→ Instructions to follow
Leave out the pictures; transcribe all else exactly.

→ Recorded data
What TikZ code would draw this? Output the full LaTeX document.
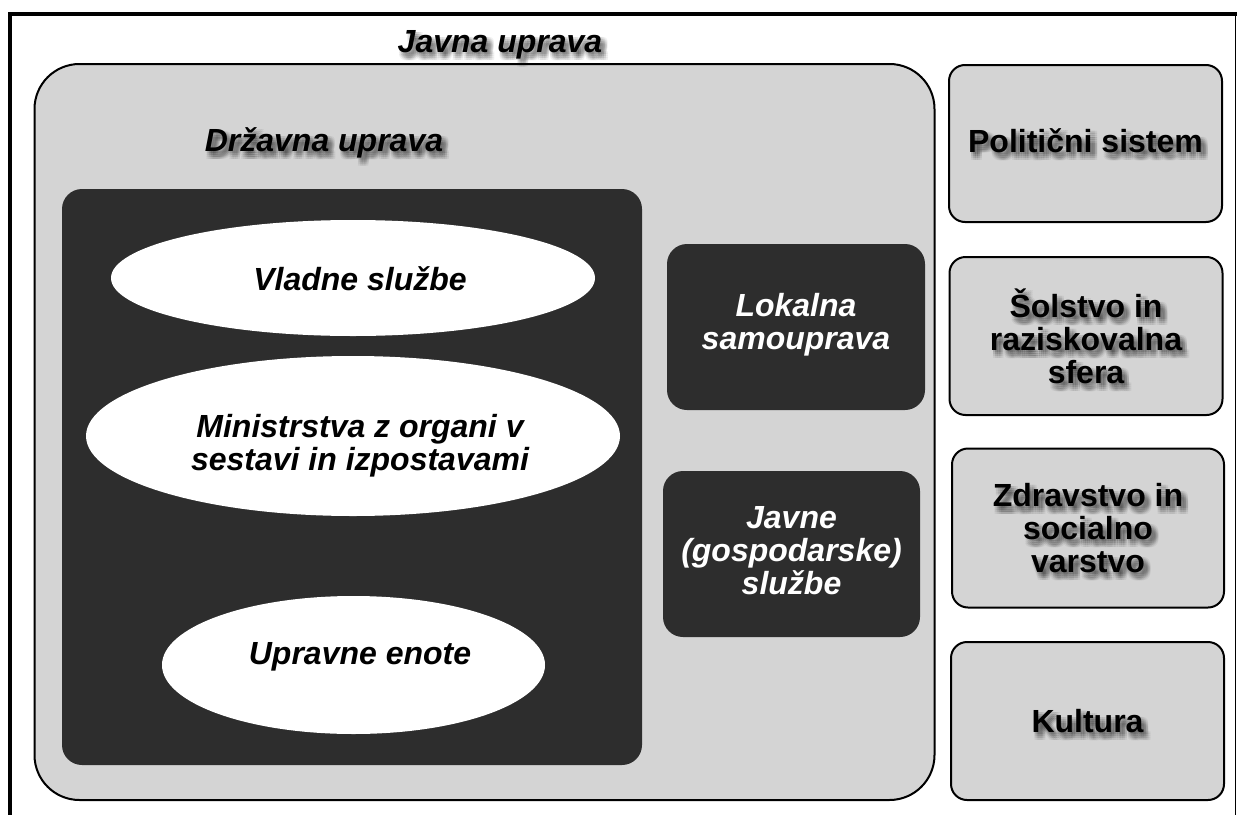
\documentclass[tikz,border=0pt]{standalone}
\usepackage{fontspec}
\setmainfont{Liberation Sans}
\usetikzlibrary{shapes.geometric}
\definecolor{lgray}{RGB}{212,212,212}
\definecolor{dgray}{RGB}{45,45,45}
\newcommand\shadowed[4]{%
  \foreach \dx in {1,3,5,7}{\foreach \dy in {2,4,6,8}{%
    \node[#3, text=black, text opacity=0.055] (#1-s\dx-\dy) at ([shift={(\dx,\dy)}] #2) {#4};}}
  \node[#3] (#1) at (#2) {#4};}
\begin{document}
\begin{tikzpicture}[x=1pt,y=-1pt,
  txt/.style={font=\fontsize{32}{33}\selectfont\bfseries, align=center, inner sep=0pt},
  itxt/.style={font=\fontsize{32}{33}\selectfont\bfseries\itshape, align=center, inner sep=0pt},
  graybox/.style={draw=black, line width=2pt, fill=lgray, rounded corners=16pt, inner sep=0pt},
  bigbox/.style={draw=black, line width=2pt, fill=lgray, rounded corners=45pt, inner sep=0pt},
  darkbox/.style={fill=dgray, rounded corners=20pt, inner sep=0pt, text=white},
  ell/.style={ellipse, fill=white, inner sep=0pt}]
\useasboundingbox (0,0) rectangle (1237,814);
\fill[white] (0,0) rectangle (1237,814);
% outer frame
\coordinate (ftl) at (10,14);
\coordinate (ftr) at (1235,14);
\coordinate (fbl) at (10,816);
\coordinate (fbr) at (1235,816);
\draw[line width=3.5pt, line cap=rect] (fbl) -- (ftl) -- (ftr);
\draw[line width=1pt] (ftr) -- (fbr);
% public administration container
\node[bigbox, minimum width=900pt, minimum height=736pt] (javna) at (484.5,432) {};
\shadowed{javnat}{500,52}{itxt, anchor=base}{Javna uprava}
\shadowed{drzt}{324,151}{itxt, anchor=base}{Državna uprava}
% state administration (dark)
\node[darkbox, minimum width=580pt, minimum height=576pt] (drz) at (352,477) {};
\node[ell, minimum width=484pt, minimum height=116pt] (vladne) at (353,278) {};
\node[ell, minimum width=534pt, minimum height=160pt] (min) at (353,436) {};
\node[ell, minimum width=383pt, minimum height=138pt] (upr) at (353.5,665) {};
\node[itxt] (vladnet) at (360,279) {Vladne službe};
\node[itxt] (mint) at (360,446) {Ministrstva z organi v\\sestavi in izpostavami};
\node[itxt] (uprt) at (360,657) {Upravne enote};
% local self-government and public services
\node[darkbox, minimum width=258pt, minimum height=166pt] (lok) at (796,327) {};
\node[darkbox, minimum width=257pt, minimum height=166pt] (jsl) at (791.5,554) {};
\node[itxt, text=white] (lokt) at ([yshift=2pt]lok.center) {Lokalna\\samouprava};
\node[itxt, text=white] (jslt) at ([yshift=3pt]jsl.center) {Javne\\(gospodarske)\\službe};
% right column
\node[graybox, minimum width=273pt, minimum height=157pt] (pol) at (1085.5,143.5) {};
\node[graybox, minimum width=273pt, minimum height=158pt] (sol) at (1086,336) {};
\node[graybox, minimum width=272pt, minimum height=159pt] (zdr) at (1088,528) {};
\node[graybox, minimum width=273pt, minimum height=158pt] (kul) at (1087.5,721) {};
\shadowed{polt}{1085.5,141}{txt}{Politični sistem}
\shadowed{solt}{sol.center}{txt}{Šolstvo in\\raziskovalna\\sfera}
\shadowed{zdrt}{zdr.center}{txt}{Zdravstvo in\\socialno\\varstvo}
\shadowed{kult}{kul.center}{txt}{Kultura}
\end{tikzpicture}
\end{document}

→ Result of this exercise
What TikZ code would draw this? Output the full LaTeX document.
\documentclass[tikz,border=0pt]{standalone}
\usepackage{fontspec}
\setmainfont{Liberation Sans}
\usetikzlibrary{shapes.geometric}
\definecolor{lgray}{RGB}{212,212,212}
\definecolor{dgray}{RGB}{45,45,45}
\newcommand\shadowed[4]{%
  \foreach \dx in {1,3,5,7}{\foreach \dy in {2,4,6,8}{%
    \node[#3, text=black, text opacity=0.055] (#1-s\dx-\dy) at ([shift={(\dx,\dy)}] #2) {#4};}}
  \node[#3] (#1) at (#2) {#4};}
\begin{document}
\begin{tikzpicture}[x=1pt,y=-1pt,
  txt/.style={font=\fontsize{32}{33}\selectfont\bfseries, align=center, inner sep=0pt},
  itxt/.style={font=\fontsize{32}{33}\selectfont\bfseries\itshape, align=center, inner sep=0pt},
  graybox/.style={draw=black, line width=2pt, fill=lgray, rounded corners=16pt, inner sep=0pt},
  bigbox/.style={draw=black, line width=2pt, fill=lgray, rounded corners=45pt, inner sep=0pt},
  darkbox/.style={fill=dgray, rounded corners=20pt, inner sep=0pt, text=white},
  ell/.style={ellipse, fill=white, inner sep=0pt}]
\useasboundingbox (0,0) rectangle (1237,814);
\fill[white] (0,0) rectangle (1237,814);
% outer frame
\coordinate (ftl) at (10,14);
\coordinate (ftr) at (1235,14);
\coordinate (fbl) at (10,816);
\coordinate (fbr) at (1235,816);
\draw[line width=3.5pt, line cap=rect] (fbl) -- (ftl) -- (ftr);
\draw[line width=1pt] (ftr) -- (fbr);
% public administration container
\node[bigbox, minimum width=900pt, minimum height=736pt] (javna) at (484.5,432) {};
\shadowed{javnat}{500,52}{itxt, anchor=base}{Javna uprava}
\shadowed{drzt}{324,151}{itxt, anchor=base}{Državna uprava}
% state administration (dark)
\node[darkbox, minimum width=580pt, minimum height=576pt] (drz) at (352,477) {};
\node[ell, minimum width=484pt, minimum height=116pt] (vladne) at (353,278) {};
\node[ell, minimum width=534pt, minimum height=160pt] (min) at (353,436) {};
\node[ell, minimum width=383pt, minimum height=138pt] (upr) at (353.5,665) {};
\node[itxt] (vladnet) at (360,279) {Vladne službe};
\node[itxt] (mint) at (360,446) {Ministrstva z organi v\\sestavi in izpostavami};
\node[itxt] (uprt) at (360,657) {Upravne enote};
% local self-government and public services
\node[darkbox, minimum width=258pt, minimum height=166pt] (lok) at (796,327) {};
\node[darkbox, minimum width=257pt, minimum height=166pt] (jsl) at (791.5,554) {};
\node[itxt, text=white] (lokt) at ([yshift=2pt]lok.center) {Lokalna\\samouprava};
\node[itxt, text=white] (jslt) at ([yshift=3pt]jsl.center) {Javne\\(gospodarske)\\službe};
% right column
\node[graybox, minimum width=273pt, minimum height=157pt] (pol) at (1085.5,143.5) {};
\node[graybox, minimum width=273pt, minimum height=158pt] (sol) at (1086,336) {};
\node[graybox, minimum width=272pt, minimum height=159pt] (zdr) at (1088,528) {};
\node[graybox, minimum width=273pt, minimum height=158pt] (kul) at (1087.5,721) {};
\shadowed{polt}{1085.5,141}{txt}{Politični sistem}
\shadowed{solt}{sol.center}{txt}{Šolstvo in\\raziskovalna\\sfera}
\shadowed{zdrt}{zdr.center}{txt}{Zdravstvo in\\socialno\\varstvo}
\shadowed{kult}{kul.center}{txt}{Kultura}
\end{tikzpicture}
\end{document}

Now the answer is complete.